Shannon's Window: Reality and 'Ready, Set, Work'


  • November 13, 2015
  • /   Shannon Nickinson
  • /   education

The number of college graduates in a community can boost its economic bottom line.

Florida Gov. Rick Scott wants the state university system to aim high.

Scott announced the “Ready, Set, Work” College Challenge on Thursday at the Association of Florida Colleges Trustee Commission meeting in Lake Buena Vista.

He wants all 28 state colleges to participate by graduating 100 percent of their full-time students to attend a four-year university or begin a career.

The average state college graduation rate in Florida is 43 percent.

Pensacola State College’s President Ed Meadows has said he accepts the challenge.

It will be a big one.

Performance metrics

Colleges will be scored based on four categories:

— Completion rates for students.

— Retention rates for students.

— Job placement.

— Continuing education for graduates and the entry-level wages for graduates.

PSC lost $613,000 of their $34 million in base funding for this academic year because of the school’s showing on the state performance metrics announced this year.

PSC has the chance to recoup half of that lost funding when they give the state a progress report in December.

Earlier this year, Meadows said, administrators decided to focus on two of the metrics they felt they could most impact — retention rate and graduation rate.

PSC’s graduation rate was 34.65 percent for students who started in the fall of 2010 and finished within 150 percent of the time required to complete their degree.

If you measured how many students completed their degrees in twice the typical amount of time it should take, PSC’s completion rate is 46.3 percent.

The improvement plan PSC submitted to the state says an expanded student orientation program, expand group advising to branch campuses, and a peer-to-peer mentoring program for at-risk students are among the steps the college will take to improve graduation and retention rates.

In July, Meadows said that PSC would add advisors to the staff, create a dashboard to tracks red flags (absenteeism, dropping out after one semester, poor mid-term grades) that may hold students back, even opening up scholarship money for students who just a couple of credit shy of graduating and couldn’t complete their degree for financial reasons.

Clearly data show that jobs with higher wages require more training than a high school diploma. College graduates tend to earn more than those without degrees.

Data from the Studer Community Institute’s metro report indicates that only 10.4 percent of the people in Escambia County — and 9.4 percent of the people in Santa Rosa County — have an associate’s degree.

In both counties only about 15 percent of the population holds a bachelor’s degree.

Which means many of our citizens are missing out on earning opportunities by not pursuing and completing a post-secondary degree.

“We want to diversify our economy and have the most skilled workforce so more businesses will want to move to Florida,” says Scott’s news release. “That means we must have an educated workforce ready to fill jobs in competitive fields.”
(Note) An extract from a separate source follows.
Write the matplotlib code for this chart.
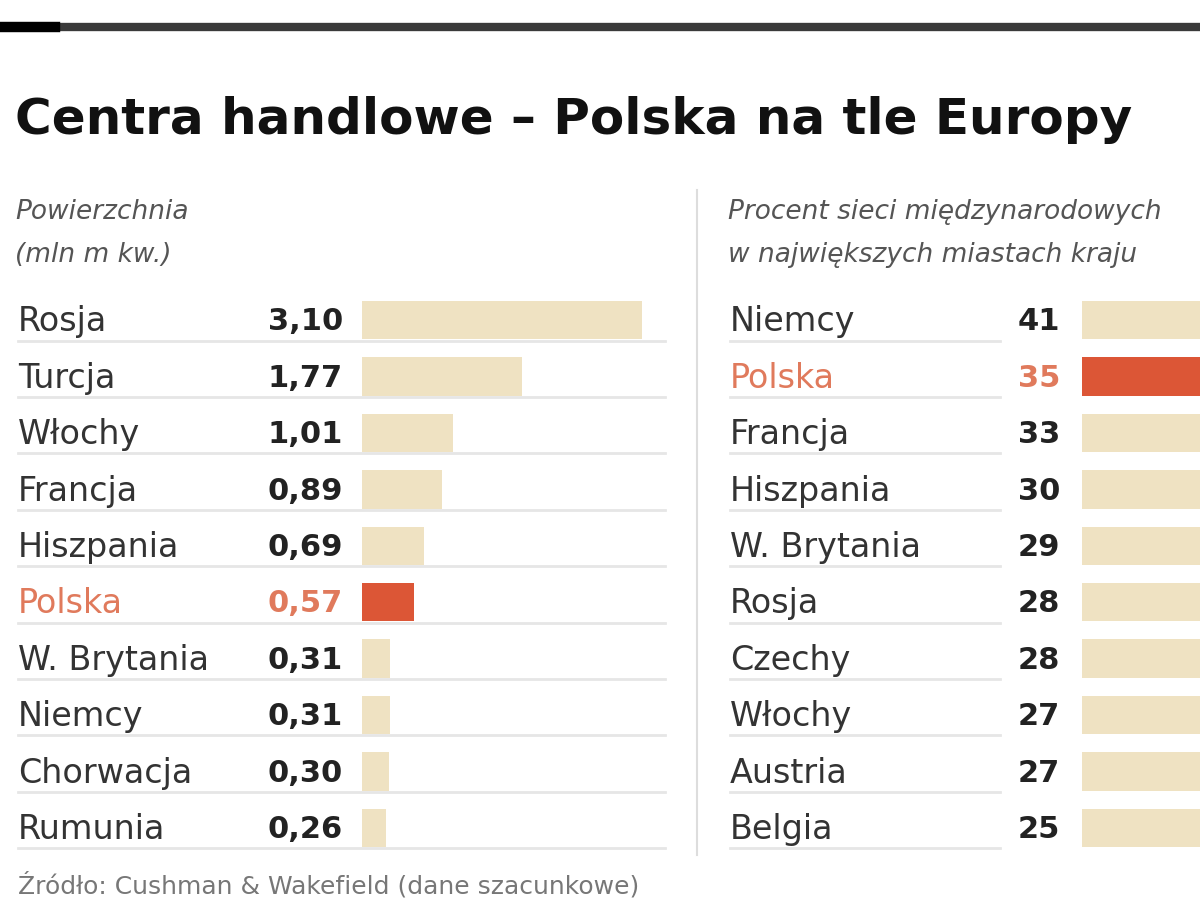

A gap analysis of the Pensacola area job market conducted by the Haas Center for Business Research and Economic Development at the University of West Florida for the Greater Pensacola Chamber of Commerce focused on what jobs would be in demand locally and how well the local education pipeline matched those needs.

It report focused on two industry clusters — advanced manufacturing and information technology — as key to improving the metro area’s labor prospects.

It found that as demand will increase in those clusters, the workforce education pipeline won’t produce enough workers with the right skills to meet all of that demand.

State colleges can be a key gateway to an education, higher skills and ultimately, a better job and a better quality of life.

The governor’s goal is laudable. But the data for Pensacola shows we are in the beginning of a long walk.

One that will require collaboration from the secondary school system, the state college system and the community to make successfully.